Homophobic single father Jan 17, 2007
My 35 year old son is a single father with sole custody of his teenage son. 2 years ago after being hosp. for PCP he learned he was pos for HIV and had to move back home with his son from an urban area to our small rural town. His employer went bankrupt and he lost his health insurance. He planned to make no disclosure but his doctor's office inadvertently told me, his mom, of his HIV status during a phone call soliciting payment of their bill. He has told no one for 2 years, including his son; sends me to the pharmacy to get his HIV meds because he's afraid he'll be recognized and word will leak back to his son; is about out of money to self-pay for meds; has no local doctor and isn't getting scheduled blood tests and doctor visits; won't go to the excellent AIDS clinic we have in our town because someone will recognize him and "word will get out" that he's poz or his son will be negatively affected by it; the stress in our home is becoming unbearable because there is a huge elephant in the room we can't talk about. I respect his desire to keep his health condition confidential; however, he really needs medical and emotional counseling because this is too great a burden to carry all by himself, especially since he's homophobic. Dr. Bob, I've been reading your column for my emotional salvation and has helped by making me realize there's as much mental fatigue to this illness as there is physical. I don't want my grandson to hate me someday for knowing and not telling him but I so respect my son's need for secrecy. I find myself adding to my son's anxiety without meaning to do so by nit-picking because I can't even see a counselor myself without disclosing what my son asked me to keep quiet and I think I'm unconsciously punishing him for being poz and that's flat-out ridiculous since I love him greatly. Dr. Bob, I love your outlook on life and AIDS and your saucy responses have gotten me through a few dark moments. Any helpful ideas on how I can decrease tension in our home and make things better for my son and his?

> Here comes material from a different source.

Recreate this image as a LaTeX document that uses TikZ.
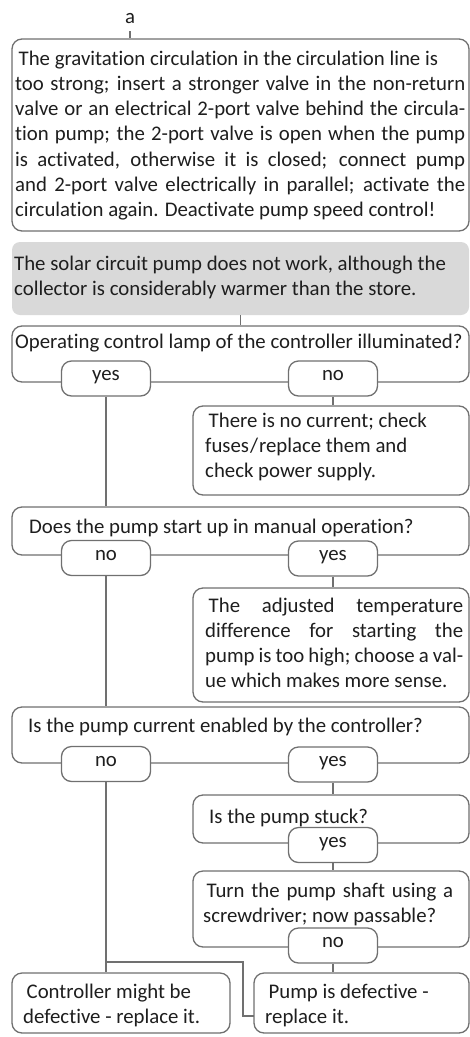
\documentclass[tikz,border=0pt]{standalone}
\usepackage{fontspec}
\setmainfont[Ligatures=NoCommon]{Carlito}
\usetikzlibrary{fit}
\definecolor{ln}{RGB}{112,112,112}
\definecolor{hd}{RGB}{217,217,217}
\definecolor{tx}{RGB}{30,30,30}
\newcommand\fsz{\fontsize{20.8}{25.3}\selectfont}
\newcommand\jl[2]{\makebox[#1][s]{#2}}
\newcommand\lead{\hspace*{3.5pt}}
\tikzset{
  box/.style={draw=ln, line width=1.3pt, rounded corners=10pt, fill=white, inner sep=0pt},
  pill/.style={draw=ln, line width=1.3pt, rounded corners=10pt, fill=white, inner sep=0pt,
               text=tx, font=\fsz, text height=1ex, text depth=0pt,
               minimum height=35pt, minimum width=89pt},
  hdrbox/.style={fill=hd, rounded corners=8pt, inner sep=0pt},
  txt/.style={inner sep=0pt, anchor=base west, text=tx, font=\fsz},
  conn/.style={draw=ln, line width=1.3pt},
}
\begin{document}
\begin{tikzpicture}[x=1pt,y=-1pt]
\useasboundingbox (0,0) rectangle (470,1037);

% label a
\node[txt, anchor=base] (a) at (130,23) {a};

% top box
\node[box, fit={(12,39) (469,231)}] (b1) {};
\node[txt] (t1) at (15,65) {\parbox[t]{450pt}{%
\lead The gravitation circulation in the circulation line is\\
\jl{450pt}{too strong; insert a stronger valve in the non-return}\\
\jl{450pt}{valve or an electrical 2-port valve behind the circula-}\\
\jl{450pt}{tion pump; the 2-port valve is open when the pump}\\
\jl{450pt}{is activated, otherwise it is closed; connect pump}\\
\jl{450pt}{and 2-port valve electrically in parallel; activate the}\\
circulation again. Deactivate pump speed control!}};

% header
\node[hdrbox, fit={(12,242) (469,315)}] (hdr) {};
\node[txt] (th) at (14,270) {\parbox[t]{452pt}{%
The solar circuit pump does not work, although the\\
collector is considerably warmer than the store.}};

% question 1
\node[box, fit={(12,326) (469,382)}] (q1) {};
\node[pill] (yes1) at (106,378.5) {yes};
\node[pill] (no1) at (333,378.5) {no};
\node[txt] (tq1) at (15,348) {Operating control lamp of the controller illuminated?};

% answer 1
\node[box, fit={(193,406) (469,495)}] (a1) {};
\node[txt] (ta1) at (205,427) {\parbox[t]{260pt}{%
\lead There is no current; check\\
fuses\kern1pt/\kern1pt replace them and\\
check power supply.}};

% question 2
\node[box, fit={(12,507) (469,555)}] (q2) {};
\node[pill] (no2) at (106,558) {no};
\node[pill] (yes2) at (333,558.5) {yes};
\node[txt] (tq2) at (29,533) {Does the pump start up in manual operation?};

% answer 2
\node[box, fit={(193,588) (469,702)}] (a2) {};
\node[txt] (ta2) at (205,612) {\parbox[t]{260pt}{%
\jl{258pt}{\lead The adjusted temperature}\\
\jl{258pt}{difference for starting the}\\
\jl{258pt}{pump is too high; choose a val-}\\
ue which makes more sense.}};

% question 3
\node[box, fit={(12,707) (469,763)}] (q3) {};
\node[pill] (no3) at (106,764) {no};
\node[pill] (yes3) at (333,764.5) {yes};
\node[txt] (tq3) at (28,732) {Is the pump current enabled by the controller?};

% question 4
\node[box, fit={(193,795) (469,843)}] (q4) {};
\node[pill] (yes4) at (333,845) {yes};
\node[txt] (tq4) at (209,823) {Is the pump stuck?};

% question 5
\node[box, fit={(193,871) (469,947)}] (q5) {};
\node[pill] (no5) at (333,945.5) {no};
\node[txt] (tq5) at (203,897) {\parbox[t]{260pt}{%
\jl{250pt}{\lead Turn the pump shaft using a}\\
screwdriver; now passable?}};

% end boxes
\node[box, fit={(12,973) (230,1033)}] (e1) {};
\node[txt] (te1) at (23,998) {\parbox[t]{205pt}{%
\lead Controller might be\\
defective - replace it.}};
\node[box, fit={(254,973) (469,1033)}] (e2) {};
\node[txt] (te2) at (265,998) {\parbox[t]{200pt}{%
\lead Pump is defective -\\
replace it.}};

% connectors
\coordinate (k1) at (243,962);
\coordinate (k2) at (254,1016);
\draw[conn, shorten <=8pt] (a.south) -- (a.south |- b1.north);
\draw[conn] (hdr.south) -- (hdr.south |- q1.north);
\draw[conn] (yes1.south) -- (yes1.south |- q2.north);
\draw[conn] (no1.south) -- (no1.south |- a1.north);
\draw[conn] (no2.south) -- (no2.south |- q3.north);
\draw[conn] (yes2.south) -- (yes2.south |- a2.north);
\draw[conn] (yes3.south) -- (yes3.south |- q4.north);
\draw[conn] (yes4.south) -- (yes4.south |- q5.north);
\draw[conn] (no5.south) -- (no5.south |- e2.north);
\draw[conn] (no3.south) -- (no3.south |- e1.north);
\draw[conn] (no3.south |- k1) -- (k1) |- (k2);
\end{tikzpicture}
\end{document}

Response from Dr. Frascino
If you are a regular reader of the forum, you probably already know my views on honesty vs. secrecy. You can already see the consequences of your son's unwise decision to try to keep his AIDS diagnosis a secret. "He isn't getting scheduled blood tests and doctors' visits . . . . The stress in our home is becoming unbearable . . . ." Clearly this cannot go on indefinitely. Secrets (and/or lies) never do. You are not doing your son any favors by helping him keep his secret by picking up his meds at the pharmacy, etc. My advice is that it's time for some "tough love." Your son needs a reality check. Plan a very private family meeting (adults only). Advise your son you are very worried about his current predicament and the consequences his secrecy is having on his health and your entire family. Tell him directly you have respected his wishes up to now, but can no longer do so. You will not lie or cover up for him. You will not sneak around and get his medications to protect his secret. You will not shield your grandson from the truth. Be prepared for your son to have a "nuclear event" when you tell him all this, but no matter how angry he may get, don't get angry back at him. Tell him over and over again you love him and only want to do what's best for him, your grandson and your entire family. Offer to help tell your grandson the news about Dad's illness. Consider getting family counseling if your grandson has difficulty accepting the news. Encourage your son to get established with a local AIDS specialist and to reinstitute his regular visits and lab work. A benefits counselor might be helpful, if he's running out of funds for his medications. Offer to and, if possible, go with him to his doctor's appointments. There is no doubt your son could benefit from counseling. His secrecy about his AIDS diagnosis is worrisome. Counseling may also help him confront his homophobia issues, which may be linked to some of his HIV/AIDS psychopathology.
Chances are I'm not telling you anything you hadn't already thought of yourself. However, hopefully hearing it from me will help you act to save your son from further self destructive behavior.
AIDS stigma and fear can only be effectively confronted with rational thought, common sense and compassion.
Good luck to you, your son and your family.